Since I just returned from the Dr. having had a sinus cocktail shot, I do not have the brain to read all the comments, but I do want to add my two cents...I think a house is a home when it's lived in. My stepmother (before she had grandkids) used to come behind us and clean up every crumb or water ring when my sister and I would come over to her and Daddy's house. It was very stark and unwelcoming and I was always nervous about doing something wrong. Enter grandkids. She quickly realized that having a perfect house wasn't going to happen when you have a Tasmanian Devilina for a grandaughter. As she loosened up, so did I. Now her home is spotless again (grandkids are grown now) but it is so much more homey.

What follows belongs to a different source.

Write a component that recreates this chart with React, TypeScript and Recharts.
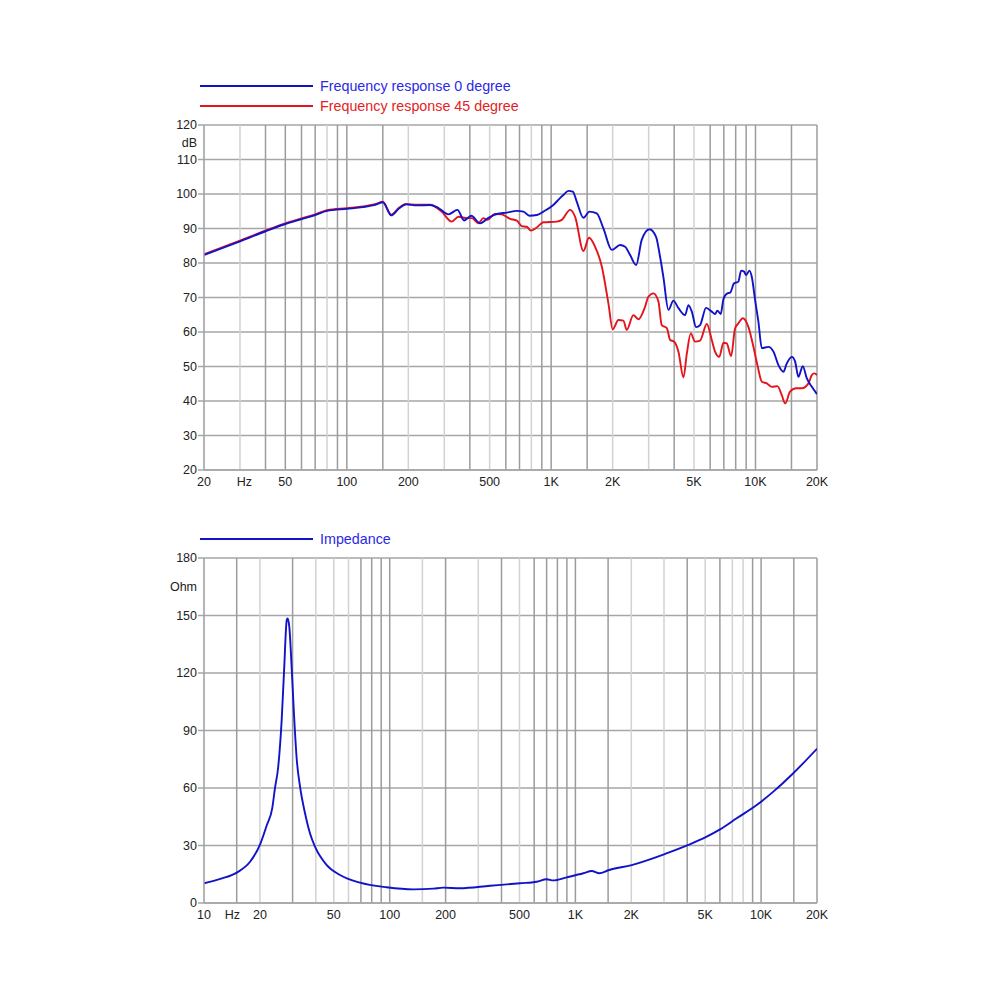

Having said all that, let me say that anyone who comes to my house would never for a moment think it wasn't "lived in!" HA!

Heathahlee said...

By the way, Sarah Mae, I sure hope you get to feeling better SOON! I think about you every day!

Anonymous said...

We move frequently. I always feel like I'm ready to leave a home when all of my pictures are off the wall and my pretty favorites are pieces are in boxes.
I feel like a place is home when curtains are hung. It softens any room. Since we move frequently, I take yards of fabric, trim the edges and hang them on basic curtain rings. Easy, cheap and fits various windows.

Hope your pregnancy is easy!
Amanda

Anonymous said...

I'm sure once you have your lovely family over, grass in your yard, a concrete driveway, and a big swimming pool your house will feel like home.

Kristen said...

I like how Susie said it - a house becomes a home when you LIVE in it. Create memories as well as marks.

Unknown said...

I think it becomes home faster when you all spend time together in it praying, laughing, working, etc. And it always helps me to have some pics up on the wall...

angela | the painted house said...

Home is when cooking dinner is second nature...I can compose my latest blog post, chat with my husband, give math problems to my son, or sing along to the music playing without giving a second thought to where my pots are, where the rice is in the pantry, where my spoons are. I just know from habit and can do it almost mechanically--in a comfortable kind of way.

Home is habit, comfort, predictability with the people you love most.

Anonymous said...

Hi, Kimba! There you are and how nice of you to hold down the fort for this little sick as any animal one!

You know, I don't think the house is really what makes the feeling! I love my 'house' but it is home because I have my family with me. Well, my children are both married and live far from us, but it's the comfortable feeling we have knowing that God put us here and we're so blessed! Hallelujah!
Be a sweetie,
Shelia ;)

The Beauty Bargainista said...

Hey Kimba! So good to see you here! :) I definatly think making a house a home is about creating memories there that you will remember forever! :)

Kristi said...

This may sound cliche' or redundant....and I know I've heard a quote, but can't remember how it goes, but I think it's simply Love that makes a "house" a home.